A secure short-range air interface (indicated by the arrow 375) may then be established between the two devices. The trusted relationship between the two devices indicated by the secure short-range air interface 375 may be used in a hostile environment, such as an airport, or other heavily trafficked area. Since the information used to establish a secure relationship has been transmitted over the secure long-range air interfaces, the likelihood that an attacker can succeed in compromising the short-range air interface may be reduced relative to secure relationships that are formed using information transmitted over an initially unsecured short-range air interface between the two devices. In one alternative embodiment, devices that are already paired and do not need to be paired again, because they already have exchanged valid PINs, may be authenticated and the Bluetooth traffic may be redirected through the core network so that a secure connection is formed.

Embodiment of the techniques described above may improve mobile equipment security (relative to conventional techniques) by preventing fraudulent traffic from and to mobile phones over short-range air interfaces such as the Bluetooth interface. For example, the Bluetooth interface of a mobile unit may be hardened and made visible and accessible only to a trusted group of users and/or devices. In some embodiments, the implementation can be made backward-compatible with conventional techniques, e.g., by implementing default settings that support conventional (relatively insecure) Bluetooth interfaces.
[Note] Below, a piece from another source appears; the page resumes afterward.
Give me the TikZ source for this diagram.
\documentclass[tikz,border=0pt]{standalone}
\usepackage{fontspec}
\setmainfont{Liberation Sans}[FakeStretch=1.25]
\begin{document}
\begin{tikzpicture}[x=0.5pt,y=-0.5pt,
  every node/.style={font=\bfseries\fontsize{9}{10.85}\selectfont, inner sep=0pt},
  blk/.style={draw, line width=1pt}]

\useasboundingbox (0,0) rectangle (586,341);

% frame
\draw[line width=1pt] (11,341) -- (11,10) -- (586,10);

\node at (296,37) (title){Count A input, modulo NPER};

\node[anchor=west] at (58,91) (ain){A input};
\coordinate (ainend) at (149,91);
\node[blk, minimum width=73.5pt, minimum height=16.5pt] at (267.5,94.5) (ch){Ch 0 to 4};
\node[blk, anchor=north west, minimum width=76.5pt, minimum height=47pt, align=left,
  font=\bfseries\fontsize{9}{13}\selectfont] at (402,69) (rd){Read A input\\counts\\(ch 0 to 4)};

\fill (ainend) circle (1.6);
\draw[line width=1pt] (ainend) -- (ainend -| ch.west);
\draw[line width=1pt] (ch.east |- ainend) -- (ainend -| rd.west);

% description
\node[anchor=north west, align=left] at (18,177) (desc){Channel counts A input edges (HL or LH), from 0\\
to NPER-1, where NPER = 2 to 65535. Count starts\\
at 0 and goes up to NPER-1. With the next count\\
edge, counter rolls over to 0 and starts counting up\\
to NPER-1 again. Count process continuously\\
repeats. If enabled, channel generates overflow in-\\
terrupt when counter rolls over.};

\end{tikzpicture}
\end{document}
Since the security techniques described herein may be provided by the Internet service provider, users may not need to buy additional software protection products to secure their Bluetooth interface, i.e. through mobile firewalls, so mobile units may not suffer from early loss of battery-energy and loss of available processing-power because of the additional processing that may be required by these additional software protection products. In one embodiment, a hardware “read-only implementation” of one or more of the embodiments described herein may protect against malicious program code that is running on the mobile unit and trying to disable this protection.
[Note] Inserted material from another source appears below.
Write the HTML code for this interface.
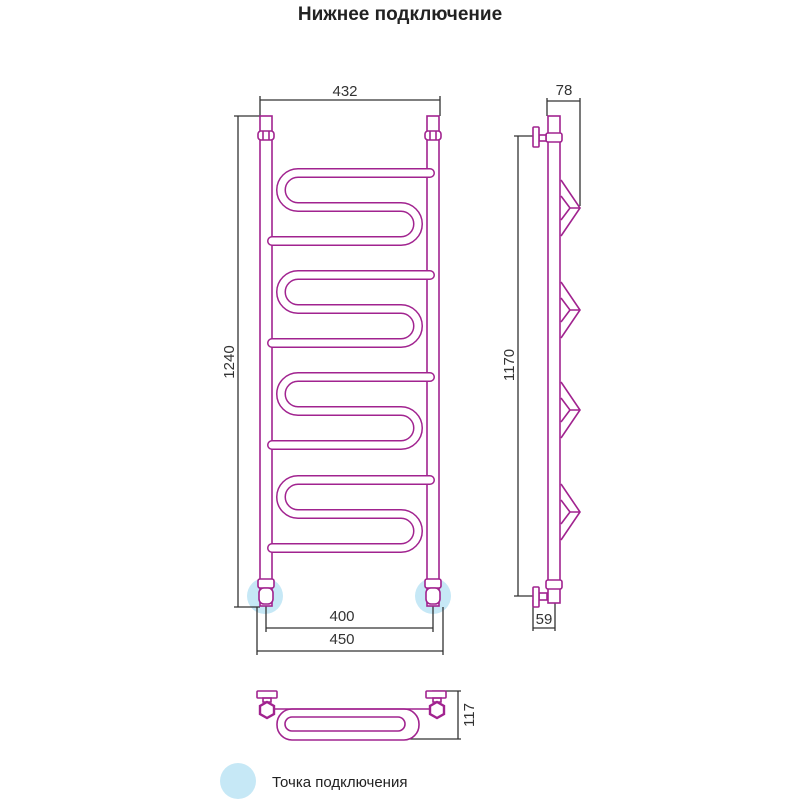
<!DOCTYPE html>
<html><head><meta charset="utf-8"><style>
html,body{margin:0;padding:0;background:#fff;}
svg{display:block;}
text{font-family:"Liberation Sans",sans-serif;}
</style></head><body>
<svg width="800" height="800" viewBox="0 0 800 800" xmlns="http://www.w3.org/2000/svg">
<text x="400" y="20" text-anchor="middle" font-size="19" font-weight="bold" fill="#222">Нижнее подключение</text>

<circle cx="265" cy="596" r="18" fill="#c6e8f6"/>
<circle cx="433" cy="596" r="18" fill="#c6e8f6"/>
<circle cx="238" cy="781" r="18" fill="#c6e8f6"/>
<text x="272" y="787" font-size="15" fill="#222">Точка подключения</text>

<g stroke="#333" stroke-width="1.3" fill="none">
  <line x1="260" y1="100" x2="440" y2="100"/><line x1="260" y1="96" x2="260" y2="116"/><line x1="440" y1="96" x2="440" y2="116"/>
  <line x1="238" y1="116" x2="238" y2="607"/><line x1="234" y1="116" x2="260" y2="116"/><line x1="234" y1="607" x2="260" y2="607"/>
  <line x1="266" y1="628" x2="433" y2="628"/><line x1="266" y1="605" x2="266" y2="632"/><line x1="433" y1="605" x2="433" y2="632"/>
  <line x1="257" y1="651" x2="443" y2="651"/><line x1="257" y1="607" x2="257" y2="655"/><line x1="443" y1="607" x2="443" y2="655"/>
  <line x1="547" y1="101" x2="580" y2="101"/><line x1="547" y1="98" x2="547" y2="116"/><line x1="580" y1="98" x2="580" y2="206"/>
  <line x1="518" y1="136" x2="518" y2="596"/><line x1="514" y1="136" x2="534" y2="136"/><line x1="514" y1="596" x2="534" y2="596"/>
  <line x1="533" y1="628" x2="555" y2="628"/><line x1="533" y1="600" x2="533" y2="631"/><line x1="555" y1="603" x2="555" y2="631"/>
  <line x1="458" y1="691" x2="458" y2="739"/><line x1="432" y1="691" x2="461" y2="691"/><line x1="410" y1="739" x2="461" y2="739"/>
</g>
<g font-size="15" fill="#333">
  <text x="345" y="96" text-anchor="middle">432</text>
  <text x="342" y="621" text-anchor="middle">400</text>
  <text x="342" y="644" text-anchor="middle">450</text>
  <text x="564" y="95" text-anchor="middle">78</text>
  <text x="544" y="624" text-anchor="middle">59</text>
  <text transform="translate(234,362) rotate(-90)" text-anchor="middle">1240</text>
  <text transform="translate(514,365) rotate(-90)" text-anchor="middle">1170</text>
  <text transform="translate(474,715) rotate(-90)" text-anchor="middle">117</text>
</g>

<g fill="none" stroke="#a1238f" stroke-width="1.6">
  <rect x="260" y="116" width="12" height="490" fill="#fff"/>
  <rect x="427" y="116" width="12" height="490" fill="#fff"/>
  <rect x="258" y="131" width="16" height="9" rx="3" fill="#fff"/>
  <rect x="425" y="131" width="16" height="9" rx="3" fill="#fff"/>
  <line x1="263" y1="131" x2="263" y2="140"/><line x1="269" y1="131" x2="269" y2="140"/>
  <line x1="430" y1="131" x2="430" y2="140"/><line x1="436" y1="131" x2="436" y2="140"/>
  <rect x="258" y="579" width="16" height="9" rx="2" fill="#fff"/>
  <rect x="425" y="579" width="16" height="9" rx="2" fill="#fff"/>
  <rect x="259" y="588" width="14" height="16" rx="5" fill="#fff"/>
  <rect x="426" y="588" width="14" height="16" rx="5" fill="#fff"/>
</g>

<defs>
<path id="s" d="M430,173 H298 A17,17 0 0 0 298,207 H401 A17,17 0 0 1 401,241 H272"/>
</defs>
<g fill="none" stroke-linecap="round">
  <g stroke="#a1238f" stroke-width="10">
    <use href="#s"/><use href="#s" y="102"/><use href="#s" y="204"/><use href="#s" y="307"/>
  </g>
  <g stroke="#fff" stroke-width="7">
    <use href="#s"/><use href="#s" y="102"/><use href="#s" y="204"/><use href="#s" y="307"/>
  </g>
</g>

<g fill="#fff" stroke="#a1238f" stroke-width="1.6">
  <path d="M561,180 L580,208 L561,236 M561,196 L570,208 L561,220 M570,208 L580,208" fill="none"/>
  <path d="M561,282 L580,310 L561,338 M561,298 L570,310 L561,322 M570,310 L580,310" fill="none"/>
  <path d="M561,382 L580,410 L561,438 M561,398 L570,410 L561,422 M570,410 L580,410" fill="none"/>
  <path d="M561,484 L580,512 L561,540 M561,500 L570,512 L561,524 M570,512 L580,512" fill="none"/>
  <rect x="548" y="116" width="12" height="487"/>
  <rect x="546" y="133" width="16" height="9" rx="2"/>
  <rect x="539" y="135" width="7" height="6"/>
  <rect x="533" y="127" width="6" height="20" rx="1"/>
  <rect x="546" y="580" width="16" height="9" rx="2"/>
  <rect x="539" y="593" width="8" height="7"/>
  <rect x="533" y="587" width="6" height="20" rx="1"/>
</g>

<g fill="none" stroke="#a1238f" stroke-width="1.6">
  <path d="M272,709 H430"/>
  <rect x="277" y="709" width="142" height="31" rx="15"/>
  <rect x="285" y="717" width="120" height="14" rx="7"/>
  <rect x="257" y="691" width="20" height="7" rx="1" fill="#fff"/>
  <rect x="426" y="691" width="20" height="7" rx="1" fill="#fff"/>
  <path d="M263,698 h8 v4 h-8 z M433,698 h8 v4 h-8 z"/>
  <path d="M267,702 l7,4 v8 l-7,4 l-7,-4 v-8 z" fill="#fff" stroke-width="2.4"/>
  <path d="M437,702 l7,4 v8 l-7,4 l-7,-4 v-8 z" fill="#fff" stroke-width="2.4"/>
</g>
</svg>
</body></html>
Embodiment of the techniques described above may also support secure implementation of future features of short-range air interfaces such as Bluetooth. For example, the techniques described herein may be implemented in Atomic Encryption change, where encrypted links change their encryption keys periodically over a core network and may support simple and secure pairing over the core network. The techniques described herein may also be used to provide security for VoIP contexts, e.g., when Bluetooth may be used to support transmission and reception by cordless handsets. Base stations for VoIP typically need to be connected to the Internet, and so in this case the long-range air interface might also be embodied by a fixed line DSL internet connection, where the core network is located somewhere within the Internet. The techniques described herein may also offer protection against social engineering attacks like BlueBump because now only trusted (and therefore assumed non-malicious users as defined within the secure core net) are able to establish a connection of the short range air interface.

The particular embodiments disclosed above are illustrative only, as the invention may be modified and practiced in different but equivalent manners apparent to those skilled in the art having the benefit of the teachings herein. Furthermore, no limitations are intended to the details of construction or design herein shown, other than as described in the claims below. It is therefore evident that the particular embodiments disclosed above may be altered or modified and all such variations are considered within the scope of the invention. Accordingly, the protection sought herein is as set forth in the claims below.